I am rarely surprised when I hear a label sampler on which each song is completely different from the next. However, quantity usually works against quality; labels seem to think diversity is always good for a gold star, even if their roster is 50 percent shit. Not so at the Cuban Fan Belt offices: though they're smothered in eclecticism, there isn't a weak band here.
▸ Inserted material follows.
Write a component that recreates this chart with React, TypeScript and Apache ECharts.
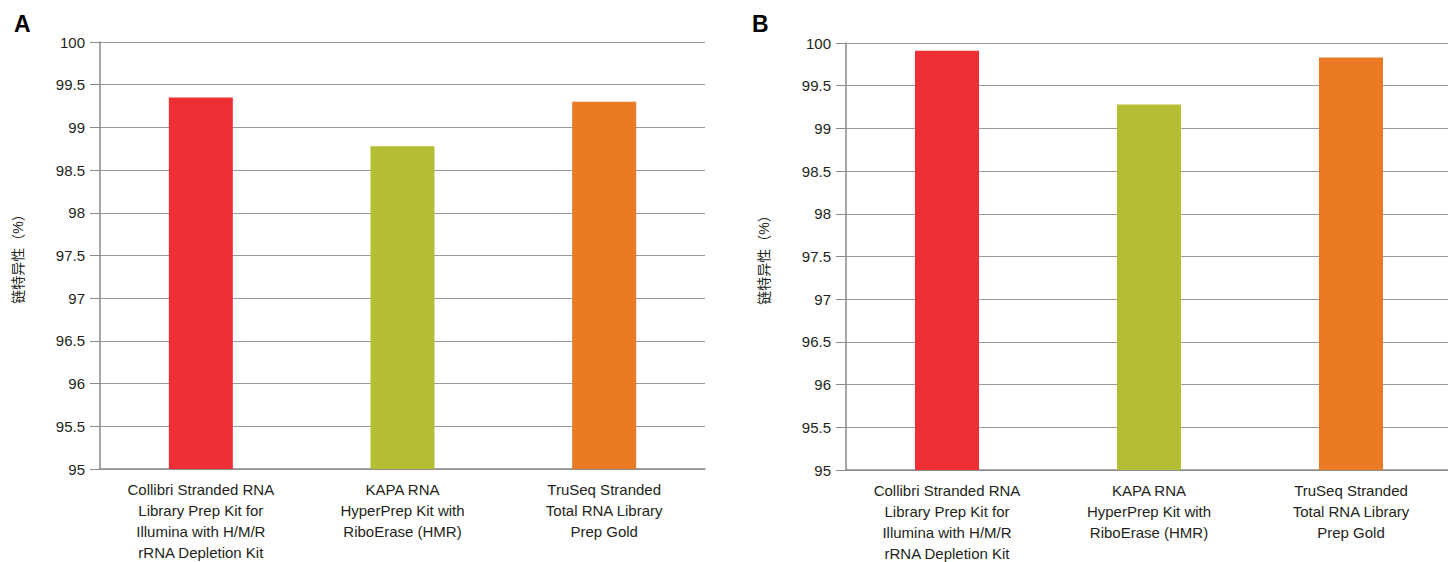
import React, { useEffect, useRef } from "react";
import * as echarts from "echarts";

const categories = [
  "Collibri Stranded RNA\nLibrary Prep Kit for\nIllumina with H/M/R\nrRNA Depletion Kit",
  "KAPA RNA\nHyperPrep Kit with\nRiboErase (HMR)",
  "TruSeq Stranded\nTotal RNA Library\nPrep Gold",
];
const valuesA = [99.35, 98.78, 99.3];
const valuesB = [99.91, 99.28, 99.83];
const barColors = ["#EE3035", "#B4BE35", "#EA7A24"];
const yTicks = { min: 95, max: 100, interval: 0.5 };
const yName = "链特异性（%）";
const panelLabels = ["A", "B"];

const FONT = "'Liberation Sans', 'Noto Sans CJK SC', Arial, sans-serif";

export default function App() {
  const ref = useRef<HTMLDivElement>(null);
  useEffect(() => {
    if (!ref.current) return;
    const chart = echarts.init(ref.current, undefined, { renderer: "svg" });
    const grids = [
      { left: 100, top: 42, width: 605, height: 427, outerBoundsMode: "none", containLabel: false },
      { left: 846, top: 43, width: 606, height: 427, outerBoundsMode: "none", containLabel: false },
    ];
    const xAxis = grids.map((_, i) => ({
      type: "category",
      gridIndex: i,
      data: categories,
      axisLine: { lineStyle: { color: "#8a8a8a", width: 1.5 } },
      axisTick: { show: false },
      axisLabel: {
        interval: 0,
        color: "#231f20",
        fontFamily: FONT,
        fontSize: 15,
        lineHeight: 21,
        margin: 10,
      },
    }));
    const yAxis = grids.map((_, i) => ({
      type: "value",
      gridIndex: i,
      min: yTicks.min,
      max: yTicks.max,
      interval: yTicks.interval,
      name: yName,
      nameLocation: "middle",
      nameGap: 75,
      nameRotate: 90,
      nameTextStyle: { color: "#231f20", fontFamily: FONT, fontSize: 14 },
      axisLine: { show: true, lineStyle: { color: "#8a8a8a", width: 1.5 } },
      axisTick: { show: true, length: 10, lineStyle: { color: "#8a8a8a", width: 1 } },
      splitLine: { show: true, lineStyle: { color: "#9a9a9a", width: 1 } },
      axisLabel: {
        color: "#231f20",
        fontFamily: FONT,
        fontSize: 15,
        margin: 15,
      },
    }));
    const series = [valuesA, valuesB].map((vals, i) => ({
      type: "bar",
      xAxisIndex: i,
      yAxisIndex: i,
      barWidth: 64,
      data: vals.map((v, j) => ({ value: v, itemStyle: { color: barColors[j] } })),
    }));
    chart.setOption({
      animation: false,
      backgroundColor: "#ffffff",
      grid: grids,
      xAxis,
      yAxis,
      series,
      graphic: [
        {
          type: "text",
          left: 14,
          top: 12,
          style: { text: panelLabels[0], font: `bold 23px ${FONT}`, fill: "#000" },
        },
        {
          type: "text",
          left: 752,
          top: 12,
          style: { text: panelLabels[1], font: `bold 23px ${FONT}`, fill: "#000" },
        },
      ],
    });
    return () => chart.dispose();
  }, []);
  return (
    <div
      ref={ref}
      style={{ position: "fixed", left: 0, top: 0, width: 1448, height: 562 }}
    />
  );
}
Bassmental Sound System opens the set with "Leaf Liquor", which sways between Jamaican dub, gritty New York funk and chin-stroking IDM -- Warp, Def Jux or Miles Davis's early On the Corner sessions would be lucky to produce such a work. The track slowly evolves, peeling away layers of drum machine patterns, murky sampled vocals and echo-plexed guitars, at last ending in delay-pedal residue. Fuel Wheel's "Geography of Weath" is, strangely enough, a Joy Division-cum-They Might Be Giants-style jam: the band fronts with silly vocals and toy instruments, while harboring pitch-black desperation underneath. "Formless Faire" by Geographic Auxiliary dives head-first into post-rock territory. Despite the stark juxtapositions of wonky, panned slide guitar, seasick vocals, horns and glitchy background sounds, the track is fluent and cohesive -- in much the same way that Tortoise and all those Montreal kids make sense out of the kitchen-sink ensemble. Though not quite as dark and brooding, the Rain's "Raindance/Crackwhore" recalls Ministry (circa Land of Rape and Honey) and early Pigface: heavy industrial drums and military marching samples mingle with an assortment of echoing textures whose climax features the barely-audible sounds of chainsaws and female screaming. Zero as the Reference cover "rock" duties for the label with two sub-two-minute tracks, "Cuban Fan Belt" and "Perpetuation Alone", both a mix of glam, Beck-like (not Jeff) blues and searing sonic noise.
Some labels adhere to the "something for everyone" credo. Cuban Fan Belt apparently prefer "everyone enjoys everything" -- a daunting challenge that they accomplish quite gracefully here.